Unique key assignment — generate global identifiers.

🔁 3. Redundancy and Correlation Analysis¶

3.1 Redundancy¶

Redundancy refers to duplicate or repetitive data that doesn’t add new information.
It wastes storage and may bias statistical analysis.

Example	Redundant Data
Customer table	Repeated address field
Joined tables	Duplicate keys after merge

graph TD
    A[Data Source 1] --> B[Integration Process]
    C[Data Source 2] --> B
    B --> D[Redundant Attributes Found]
    D --> E[Remove or Merge Redundant Data]

3.2 Correlation Analysis¶

Correlation analysis helps identify relationships between variables to remove redundant attributes.

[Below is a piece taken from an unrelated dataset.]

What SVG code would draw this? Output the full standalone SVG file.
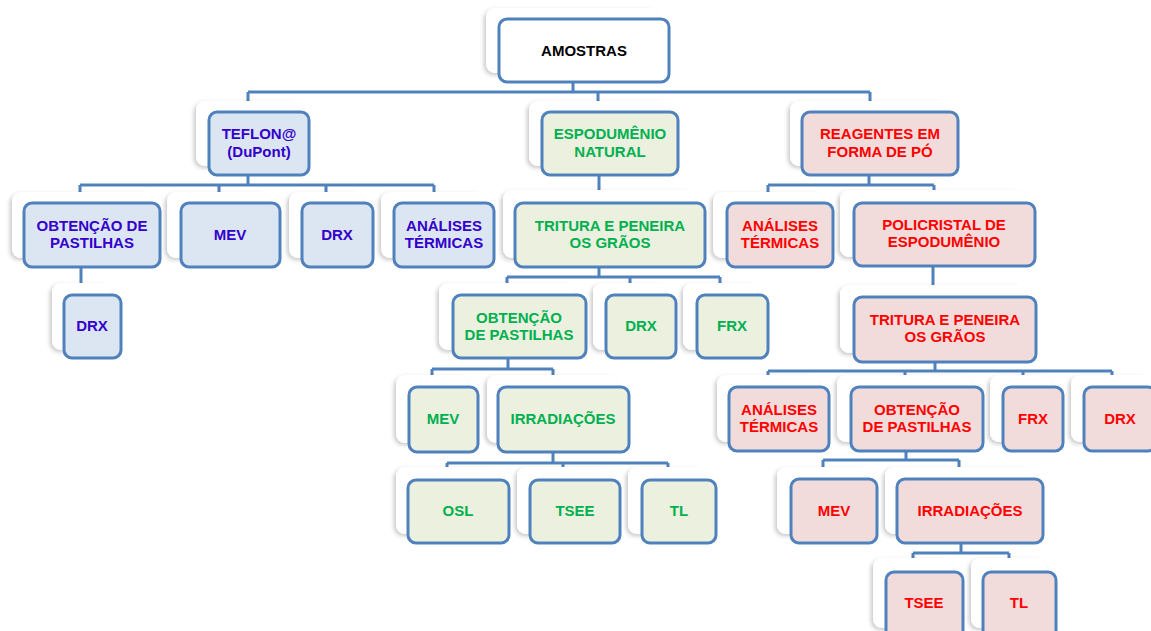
<svg xmlns="http://www.w3.org/2000/svg" width="1151" height="631" viewBox="0 0 1151 631">
<defs>
<filter id="sh" x="-20%" y="-20%" width="140%" height="150%">
<feDropShadow dx="-2" dy="2" stdDeviation="2" flood-color="#000" flood-opacity="0.22"/>
</filter>
</defs>
<style>
.card{fill:#fff;filter:url(#sh)}
.box{stroke:#4F81BD;stroke-width:3}
.w{fill:#fff}.b{fill:#DCE6F2}.g{fill:#EBF1DE}.r{fill:#F2DCDB}
text{font-family:"Liberation Sans",Arial,sans-serif;font-weight:bold;font-size:15px;text-anchor:middle}
.tk{fill:#000}.tb{fill:#3300CC}.tg{fill:#00B050}.tr{fill:#FF0000}
#connectors path{fill:none;stroke:#4F81BD;stroke-width:3}
</style>
<rect width="1151" height="631" fill="#fff"/>
<g id="connectors">
<path d="M573 82V92M248 92H870M248 92V104M598 92V104M870 92V104"/>
<path d="M248 175V185M80 185H434M80 185V196M219 185V196M326 185V196M434 185V196"/>
<path d="M81 267V288"/>
<path d="M599 175V196"/>
<path d="M599 267V277M507 277H720M507 277V288M630 277V288M720 277V288"/>
<path d="M869 175V185M768 185H934M768 185V196M934 185V196"/>
<path d="M933 266V290"/>
<path d="M935 362V371M768 371H1112M768 371V380M905 371V380M1023 371V380M1112 371V380"/>
<path d="M508 358V369M432 369H553M432 369V380M553 369V380"/>
<path d="M553 452V463M447 463H668M447 463V473M563 463V473M668 463V473"/>
<path d="M906 451V460M823 460H959M823 460V472M959 460V472"/>
<path d="M961 543V553M913 553H1009M913 553V565M1009 553V565"/>
</g>
<g id="n-amostras"><rect class="card" x="486" y="8" width="172" height="65" rx="9"/><rect class="box w" x="499" y="19" width="170" height="63" rx="8"/><text class="tk" x="584" y="56">AMOSTRAS</text></g>
<g id="n-teflon"><rect class="card" x="196" y="101" width="103" height="65" rx="9"/><rect class="box b" x="209" y="112" width="100" height="63" rx="8"/><text class="tb" x="259" y="139">TEFLON@</text><text class="tb" x="259" y="157">(DuPont)</text></g>
<g id="n-espodumenio"><rect class="card" x="529" y="101" width="139" height="65" rx="9"/><rect class="box g" x="542" y="112" width="136" height="63" rx="8"/><text class="tg" x="610" y="139">ESPODUMÊNIO</text><text class="tg" x="610" y="157">NATURAL</text></g>
<g id="n-reagentes"><rect class="card" x="790" y="101" width="158" height="65" rx="9"/><rect class="box r" x="802" y="112" width="156" height="63" rx="8"/><text class="tr" x="880" y="139">REAGENTES EM</text><text class="tr" x="880" y="157">FORMA DE PÓ</text></g>
<g id="n-obt-b"><rect class="card" x="12" y="192" width="140" height="66" rx="9"/><rect class="box b" x="24" y="203" width="136" height="64" rx="8"/><text class="tb" x="92" y="231">OBTENÇÃO DE</text><text class="tb" x="92" y="248">PASTILHAS</text></g>
<g id="n-mev-b"><rect class="card" x="167" y="192" width="103" height="66" rx="9"/><rect class="box b" x="181" y="203" width="99" height="64" rx="8"/><text class="tb" x="230" y="240">MEV</text></g>
<g id="n-drx-b"><rect class="card" x="289" y="192" width="74" height="66" rx="9"/><rect class="box b" x="302" y="203" width="71" height="64" rx="8"/><text class="tb" x="337" y="240">DRX</text></g>
<g id="n-ana-b"><rect class="card" x="381" y="192" width="104" height="66" rx="9"/><rect class="box b" x="394" y="203" width="100" height="64" rx="8"/><text class="tb" x="444" y="231">ANÁLISES</text><text class="tb" x="444" y="248">TÉRMICAS</text></g>
<g id="n-drx-b2"><rect class="card" x="52" y="283" width="59" height="67" rx="9"/><rect class="box b" x="64" y="295" width="57" height="63" rx="8"/><text class="tb" x="92" y="331">DRX</text></g>
<g id="n-trit-g"><rect class="card" x="503" y="190" width="192" height="68" rx="9"/><rect class="box g" x="515" y="203" width="190" height="64" rx="8"/><text class="tg" x="610" y="231">TRITURA E PENEIRA</text><text class="tg" x="610" y="248">OS GRÃOS</text></g>
<g id="n-ana-r"><rect class="card" x="713" y="192" width="110" height="66" rx="9"/><rect class="box r" x="727" y="203" width="106" height="64" rx="8"/><text class="tr" x="780" y="231">ANÁLISES</text><text class="tr" x="780" y="248">TÉRMICAS</text></g>
<g id="n-poli"><rect class="card" x="840" y="190" width="185" height="67" rx="9"/><rect class="box r" x="854" y="203" width="181" height="63" rx="8"/><text class="tr" x="944" y="230">POLICRISTAL DE</text><text class="tr" x="944" y="247">ESPODUMÊNIO</text></g>
<g id="n-obt-g"><rect class="card" x="439" y="283" width="136" height="67" rx="9"/><rect class="box g" x="453" y="295" width="133" height="63" rx="8"/><text class="tg" x="519" y="323">OBTENÇÃO</text><text class="tg" x="519" y="340">DE PASTILHAS</text></g>
<g id="n-drx-g"><rect class="card" x="593" y="283" width="73" height="67" rx="9"/><rect class="box g" x="606" y="295" width="70" height="63" rx="8"/><text class="tg" x="641" y="331">DRX</text></g>
<g id="n-frx-g"><rect class="card" x="683" y="283" width="74" height="67" rx="9"/><rect class="box g" x="697" y="295" width="71" height="63" rx="8"/><text class="tg" x="732" y="331">FRX</text></g>
<g id="n-trit-r"><rect class="card" x="840" y="285" width="185" height="68" rx="9"/><rect class="box r" x="854" y="297" width="182" height="65" rx="8"/><text class="tr" x="945" y="325">TRITURA E PENEIRA</text><text class="tr" x="945" y="342">OS GRÃOS</text></g>
<g id="n-mev-g"><rect class="card" x="396" y="375" width="72" height="68" rx="9"/><rect class="box g" x="409" y="387" width="69" height="65" rx="8"/><text class="tg" x="443" y="424">MEV</text></g>
<g id="n-irr-g"><rect class="card" x="487" y="375" width="131" height="68" rx="9"/><rect class="box g" x="498" y="387" width="131" height="65" rx="8"/><text class="tg" x="563" y="424">IRRADIAÇÕES</text></g>
<g id="n-ana-r2"><rect class="card" x="717" y="375" width="102" height="67" rx="9"/><rect class="box r" x="729" y="387" width="100" height="64" rx="8"/><text class="tr" x="779" y="415">ANÁLISES</text><text class="tr" x="779" y="432">TÉRMICAS</text></g>
<g id="n-obt-r"><rect class="card" x="837" y="375" width="135" height="67" rx="9"/><rect class="box r" x="851" y="387" width="132" height="64" rx="8"/><text class="tr" x="917" y="415">OBTENÇÃO</text><text class="tr" x="917" y="432">DE PASTILHAS</text></g>
<g id="n-frx-r"><rect class="card" x="990" y="375" width="62" height="67" rx="9"/><rect class="box r" x="1003" y="387" width="60" height="64" rx="8"/><text class="tr" x="1033" y="424">FRX</text></g>
<g id="n-drx-r"><rect class="card" x="1071" y="375" width="80" height="67" rx="9"/><rect class="box r" x="1084" y="387" width="72" height="64" rx="8"/><text class="tr" x="1120" y="424">DRX</text></g>
<g id="n-osl"><rect class="card" x="396" y="467" width="104" height="67" rx="9"/><rect class="box g" x="408" y="480" width="101" height="63" rx="8"/><text class="tg" x="458" y="516">OSL</text></g>
<g id="n-tsee-g"><rect class="card" x="517" y="467" width="93" height="67" rx="9"/><rect class="box g" x="530" y="480" width="90" height="63" rx="8"/><text class="tg" x="575" y="516">TSEE</text></g>
<g id="n-tl-g"><rect class="card" x="628" y="467" width="77" height="67" rx="9"/><rect class="box g" x="642" y="480" width="74" height="63" rx="8"/><text class="tg" x="679" y="516">TL</text></g>
<g id="n-mev-r"><rect class="card" x="777" y="467" width="90" height="67" rx="9"/><rect class="box r" x="791" y="479" width="86" height="64" rx="8"/><text class="tr" x="834" y="516">MEV</text></g>
<g id="n-irr-r"><rect class="card" x="885" y="467" width="148" height="67" rx="9"/><rect class="box r" x="897" y="479" width="146" height="64" rx="8"/><text class="tr" x="970" y="516">IRRADIAÇÕES</text></g>
<g id="n-tsee-r"><rect class="card" x="873" y="558" width="80" height="70" rx="9"/><rect class="box r" x="886" y="572" width="77" height="70" rx="8"/><text class="tr" x="924" y="608">TSEE</text></g>
<g id="n-tl-r"><rect class="card" x="971" y="558" width="75" height="70" rx="9"/><rect class="box r" x="983" y="572" width="73" height="70" rx="8"/><text class="tr" x="1019" y="608">TL</text></g>
</svg>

Mathematically, for attributes $X$ and $Y$:

\[ r_{XY} = \frac{\sum_i (x_i - \bar{x})(y_i - \bar{y})} {\sqrt{\sum_i (x_i - \bar{x})^2 \sum_i (y_i - \bar{y})^2}} \]

If $|r_{XY}|$ ≈ 1 → strong correlation → one attribute may be redundant.

X	Y	(X–mean)	(Y–mean)	Product
1	2	-1	-2	2
2	3	0	-1	0
3	4	+1	0	0
Mean	2	3	—	—
$$ r_{XY} $$				≈ 1

🧬 4. Tuple Duplication¶

Definition¶

Tuple duplication occurs when the same data record appears multiple times in a dataset, either within or across sources.

graph TD
    A[Source 1] --> D[Duplicate Detector]
    B[Source 2] --> D
    D --> E[Remove or Merge Duplicates]

Causes¶

Repeated data imports
Manual data entry
Join operations without distinct filters

Detection & Removal¶

Method	Description
Exact matching	Compare full tuples
Key-based	Check duplicate primary keys
Hash-based	Use hash functions for large datasets
Clustering	Group similar tuples

Example¶

ID	Name	City
1	John	NY
2	Alice	TX
1	John	NY

→ Duplicate tuple (ID=1).

SQL Example:

SQL
SELECT Name, City, COUNT(*) 
FROM Customers
GROUP BY Name, City
HAVING COUNT(*) > 1;

⚖️ 5. Data Value Conflict Detection and Resolution¶

Definition¶

Occurs when the same entity has different attribute values in different data sources.

Source	Customer	City
CRM	John Doe	“New York”
ERP	John Doe	“NYC”

Detection¶

Compare same‑entity attributes across sources.
Use string similarity (e.g., Levenshtein distance) or standardized dictionaries.

Resolution Strategies¶

Strategy	Description	Example
Rule-based	Apply business rules	Prefer ERP data for “City”
Confidence score	Assign trust levels to sources	Weight by reliability
Most recent	Use timestamp to pick latest	Choose data from latest update
Merge	Combine differing values	City = “New York (NYC)”

graph TD
    A[Conflicting Values] --> B[Detection Algorithm]
    B --> C[Apply Rules / Scoring]
    C --> D[Resolved Value]

🧩 6. Example Integration Scenario¶

graph LR
    A[CRM System] --> D[Entity Matching]
    B[ERP System] --> D
    C[Web Logs] --> D
    D --> E[Unified Customer View]
    E --> F[Clean and Consistent Data Warehouse]

Step‑wise Illustration¶

Step	Operation	Result
1	Match “John Smith” across systems	Entity identified
2	Remove duplicates	Unique records
3	Resolve city conflicts	“New York” unified
4	Remove redundant fields	Reduced schema
5	Store unified customer data	Ready for analytics

🧠 7. Summary Table¶

Task	Description	Techniques
Entity Identification	Match entities across sources	String similarity, ML classification
Redundancy Analysis	Detect duplicated data or attributes	Correlation, schema mapping
Tuple Duplication	Detect repeated records	Hashing, grouping, clustering
Conflict Resolution	Resolve conflicting values	Rule-based, timestamp, confidence weight

📘 8. Practice Questions¶

Define the Entity Identification Problem and explain its challenges.
How does correlation analysis help in reducing redundancy?
Explain tuple duplication with SQL and manual examples.
What are common strategies for data conflict resolution?
Why is integration critical in enterprise data warehouses?